*What to produce*. Each record that follows should be repeated exactly, minus any images.

*Provided records*.
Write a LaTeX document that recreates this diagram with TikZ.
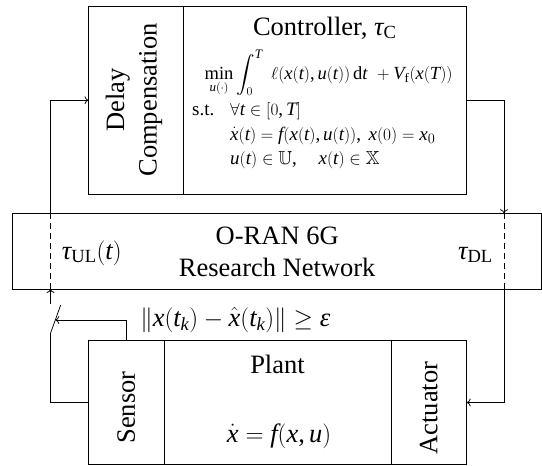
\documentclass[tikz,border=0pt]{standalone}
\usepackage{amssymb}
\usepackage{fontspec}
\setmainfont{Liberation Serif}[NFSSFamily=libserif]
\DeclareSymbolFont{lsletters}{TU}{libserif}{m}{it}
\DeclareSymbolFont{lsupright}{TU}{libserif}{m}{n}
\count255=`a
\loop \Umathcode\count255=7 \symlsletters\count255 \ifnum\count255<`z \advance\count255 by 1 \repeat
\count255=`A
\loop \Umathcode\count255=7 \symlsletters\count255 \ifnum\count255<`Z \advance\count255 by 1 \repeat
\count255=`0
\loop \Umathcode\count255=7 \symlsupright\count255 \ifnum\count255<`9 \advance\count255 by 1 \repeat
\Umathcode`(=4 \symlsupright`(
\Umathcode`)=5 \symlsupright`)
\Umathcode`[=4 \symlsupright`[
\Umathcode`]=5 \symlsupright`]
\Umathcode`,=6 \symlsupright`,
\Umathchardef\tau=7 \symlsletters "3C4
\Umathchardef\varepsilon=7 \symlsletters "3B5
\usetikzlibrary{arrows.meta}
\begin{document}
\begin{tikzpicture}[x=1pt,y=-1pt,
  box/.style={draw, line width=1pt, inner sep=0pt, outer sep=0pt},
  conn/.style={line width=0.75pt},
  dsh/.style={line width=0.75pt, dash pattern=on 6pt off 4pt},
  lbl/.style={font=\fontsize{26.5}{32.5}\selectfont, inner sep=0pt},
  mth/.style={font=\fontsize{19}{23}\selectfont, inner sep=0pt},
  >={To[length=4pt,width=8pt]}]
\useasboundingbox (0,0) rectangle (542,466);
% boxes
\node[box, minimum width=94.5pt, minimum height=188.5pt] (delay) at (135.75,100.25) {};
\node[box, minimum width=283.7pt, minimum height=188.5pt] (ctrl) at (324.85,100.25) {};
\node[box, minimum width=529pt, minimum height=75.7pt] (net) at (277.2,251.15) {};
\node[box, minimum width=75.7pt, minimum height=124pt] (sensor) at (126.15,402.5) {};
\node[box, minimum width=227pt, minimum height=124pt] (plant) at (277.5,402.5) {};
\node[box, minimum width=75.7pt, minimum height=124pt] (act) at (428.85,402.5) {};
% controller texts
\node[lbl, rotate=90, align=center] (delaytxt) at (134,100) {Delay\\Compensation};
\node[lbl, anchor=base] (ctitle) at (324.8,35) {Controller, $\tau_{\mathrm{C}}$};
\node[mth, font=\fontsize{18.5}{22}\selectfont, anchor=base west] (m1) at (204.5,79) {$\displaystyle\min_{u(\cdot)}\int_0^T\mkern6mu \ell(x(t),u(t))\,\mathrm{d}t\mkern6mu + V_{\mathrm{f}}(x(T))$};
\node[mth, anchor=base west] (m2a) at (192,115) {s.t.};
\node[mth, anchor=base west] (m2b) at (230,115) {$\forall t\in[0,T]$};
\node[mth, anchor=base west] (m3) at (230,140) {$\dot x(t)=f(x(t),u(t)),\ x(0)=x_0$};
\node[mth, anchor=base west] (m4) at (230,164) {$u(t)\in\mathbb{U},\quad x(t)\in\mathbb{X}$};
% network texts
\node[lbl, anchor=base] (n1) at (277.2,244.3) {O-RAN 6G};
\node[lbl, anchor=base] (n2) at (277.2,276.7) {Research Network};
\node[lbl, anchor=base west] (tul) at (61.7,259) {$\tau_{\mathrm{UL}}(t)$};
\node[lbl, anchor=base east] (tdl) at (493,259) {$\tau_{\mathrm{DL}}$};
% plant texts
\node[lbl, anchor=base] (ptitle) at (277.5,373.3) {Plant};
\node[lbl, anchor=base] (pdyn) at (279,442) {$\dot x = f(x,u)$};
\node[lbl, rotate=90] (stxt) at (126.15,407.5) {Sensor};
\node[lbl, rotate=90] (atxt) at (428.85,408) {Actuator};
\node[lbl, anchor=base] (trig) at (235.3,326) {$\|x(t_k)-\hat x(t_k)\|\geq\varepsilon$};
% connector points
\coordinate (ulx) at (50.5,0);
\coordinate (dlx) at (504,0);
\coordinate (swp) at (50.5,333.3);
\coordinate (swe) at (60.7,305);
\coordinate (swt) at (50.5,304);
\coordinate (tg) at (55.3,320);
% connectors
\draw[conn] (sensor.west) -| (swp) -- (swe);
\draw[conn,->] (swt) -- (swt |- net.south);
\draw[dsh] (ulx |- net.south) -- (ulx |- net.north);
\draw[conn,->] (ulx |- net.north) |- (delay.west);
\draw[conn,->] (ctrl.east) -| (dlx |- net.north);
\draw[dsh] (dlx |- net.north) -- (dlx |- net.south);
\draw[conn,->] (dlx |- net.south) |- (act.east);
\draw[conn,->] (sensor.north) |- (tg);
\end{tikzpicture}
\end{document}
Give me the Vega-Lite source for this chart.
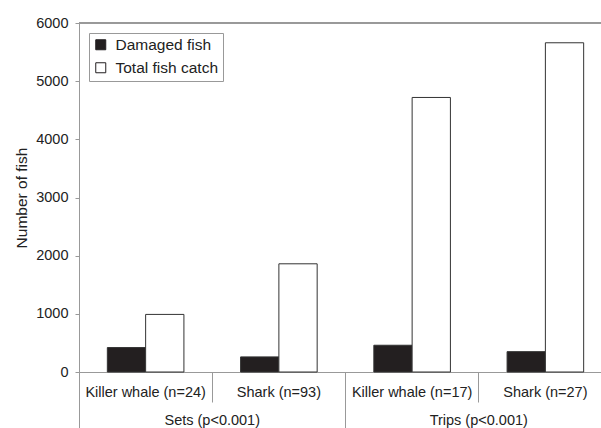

*Solution to this problem*.
Write a LaTeX document that recreates this diagram with TikZ.
\documentclass[tikz,border=0pt]{standalone}
\usepackage{amssymb}
\usepackage{fontspec}
\setmainfont{Liberation Serif}[NFSSFamily=libserif]
\DeclareSymbolFont{lsletters}{TU}{libserif}{m}{it}
\DeclareSymbolFont{lsupright}{TU}{libserif}{m}{n}
\count255=`a
\loop \Umathcode\count255=7 \symlsletters\count255 \ifnum\count255<`z \advance\count255 by 1 \repeat
\count255=`A
\loop \Umathcode\count255=7 \symlsletters\count255 \ifnum\count255<`Z \advance\count255 by 1 \repeat
\count255=`0
\loop \Umathcode\count255=7 \symlsupright\count255 \ifnum\count255<`9 \advance\count255 by 1 \repeat
\Umathcode`(=4 \symlsupright`(
\Umathcode`)=5 \symlsupright`)
\Umathcode`[=4 \symlsupright`[
\Umathcode`]=5 \symlsupright`]
\Umathcode`,=6 \symlsupright`,
\Umathchardef\tau=7 \symlsletters "3C4
\Umathchardef\varepsilon=7 \symlsletters "3B5
\usetikzlibrary{arrows.meta}
\begin{document}
\begin{tikzpicture}[x=1pt,y=-1pt,
  box/.style={draw, line width=1pt, inner sep=0pt, outer sep=0pt},
  conn/.style={line width=0.75pt},
  dsh/.style={line width=0.75pt, dash pattern=on 6pt off 4pt},
  lbl/.style={font=\fontsize{26.5}{32.5}\selectfont, inner sep=0pt},
  mth/.style={font=\fontsize{19}{23}\selectfont, inner sep=0pt},
  >={To[length=4pt,width=8pt]}]
\useasboundingbox (0,0) rectangle (542,466);
% boxes
\node[box, minimum width=94.5pt, minimum height=188.5pt] (delay) at (135.75,100.25) {};
\node[box, minimum width=283.7pt, minimum height=188.5pt] (ctrl) at (324.85,100.25) {};
\node[box, minimum width=529pt, minimum height=75.7pt] (net) at (277.2,251.15) {};
\node[box, minimum width=75.7pt, minimum height=124pt] (sensor) at (126.15,402.5) {};
\node[box, minimum width=227pt, minimum height=124pt] (plant) at (277.5,402.5) {};
\node[box, minimum width=75.7pt, minimum height=124pt] (act) at (428.85,402.5) {};
% controller texts
\node[lbl, rotate=90, align=center] (delaytxt) at (134,100) {Delay\\Compensation};
\node[lbl, anchor=base] (ctitle) at (324.8,35) {Controller, $\tau_{\mathrm{C}}$};
\node[mth, font=\fontsize{18.5}{22}\selectfont, anchor=base west] (m1) at (204.5,79) {$\displaystyle\min_{u(\cdot)}\int_0^T\mkern6mu \ell(x(t),u(t))\,\mathrm{d}t\mkern6mu + V_{\mathrm{f}}(x(T))$};
\node[mth, anchor=base west] (m2a) at (192,115) {s.t.};
\node[mth, anchor=base west] (m2b) at (230,115) {$\forall t\in[0,T]$};
\node[mth, anchor=base west] (m3) at (230,140) {$\dot x(t)=f(x(t),u(t)),\ x(0)=x_0$};
\node[mth, anchor=base west] (m4) at (230,164) {$u(t)\in\mathbb{U},\quad x(t)\in\mathbb{X}$};
% network texts
\node[lbl, anchor=base] (n1) at (277.2,244.3) {O-RAN 6G};
\node[lbl, anchor=base] (n2) at (277.2,276.7) {Research Network};
\node[lbl, anchor=base west] (tul) at (61.7,259) {$\tau_{\mathrm{UL}}(t)$};
\node[lbl, anchor=base east] (tdl) at (493,259) {$\tau_{\mathrm{DL}}$};
% plant texts
\node[lbl, anchor=base] (ptitle) at (277.5,373.3) {Plant};
\node[lbl, anchor=base] (pdyn) at (279,442) {$\dot x = f(x,u)$};
\node[lbl, rotate=90] (stxt) at (126.15,407.5) {Sensor};
\node[lbl, rotate=90] (atxt) at (428.85,408) {Actuator};
\node[lbl, anchor=base] (trig) at (235.3,326) {$\|x(t_k)-\hat x(t_k)\|\geq\varepsilon$};
% connector points
\coordinate (ulx) at (50.5,0);
\coordinate (dlx) at (504,0);
\coordinate (swp) at (50.5,333.3);
\coordinate (swe) at (60.7,305);
\coordinate (swt) at (50.5,304);
\coordinate (tg) at (55.3,320);
% connectors
\draw[conn] (sensor.west) -| (swp) -- (swe);
\draw[conn,->] (swt) -- (swt |- net.south);
\draw[dsh] (ulx |- net.south) -- (ulx |- net.north);
\draw[conn,->] (ulx |- net.north) |- (delay.west);
\draw[conn,->] (ctrl.east) -| (dlx |- net.north);
\draw[dsh] (dlx |- net.north) -- (dlx |- net.south);
\draw[conn,->] (dlx |- net.south) |- (act.east);
\draw[conn,->] (sensor.north) |- (tg);
\end{tikzpicture}
\end{document}
Give me the Vega-Lite source for this chart.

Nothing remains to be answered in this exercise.